Seven principles for machine learning DevOps

Source: Azure CAF: Machine Learning DevOps Guide

When you plan to adopt MLOps for your next machine learning project, consider applying the following core principles as the foundation to any project:

  1. Version control code, data, and experimentation outputs: Unlike traditional software, data has a direct influence on the quality of machine learning models. Along with versioning your experimentation code base, version your datasets to ensure you can reproduce experiments or inference results. Versioning experimentation outputs like models can save effort and the computational cost of recreation.

  2. Use multiple environments: To segregate development and testing from production work, replicate your infrastructure in at least two environments. Access control for users might differ in each environment.
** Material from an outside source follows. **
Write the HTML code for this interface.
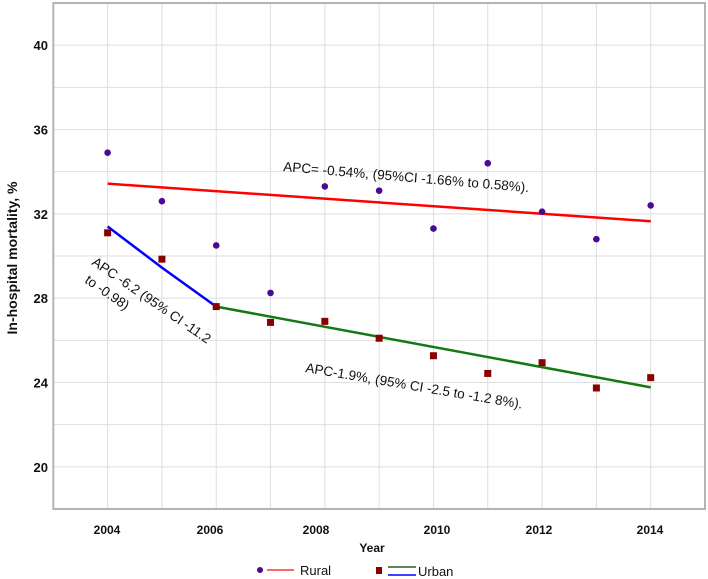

  3. Manage infrastructure and configurations-as-code: When you create and update infrastructure components in your work environments, use infrastructure as code to prevent inconsistencies between environments. Manage machine learning experiment job specifications as code, so that you can easily rerun and reuse a version of your experiment across environments.

  4. Track and manage machine learning experiments: Track the performance KPIs and other artifacts of your machine learning experiments. When you keep a history of job performance, it allows for a quantitative analysis of experimentation success, and enables greater team collaboration and agility.

  5. Test code, validate data integrity, model quality: Test your experimentation code base that includes correctness of data preparation functions, feature extraction functions, checks on data integrity, and obtained model performance.

  6. Machine learning continuous integration and delivery: Use continuous integration to automate test execution in your team. Include model training as part of continuous training pipelines, and include A/B testing as part of your release, to ensure that only a qualitative model might land in production.

  7. Monitor services, models, and data: When you serve machine learning models in an operationalized environment, it's critical to monitor these services for their infrastructure uptime and compliance, and for model quality. Set up monitoring to identify data and model drift, to understand whether retraining is required, or to set up triggers for automatic retraining.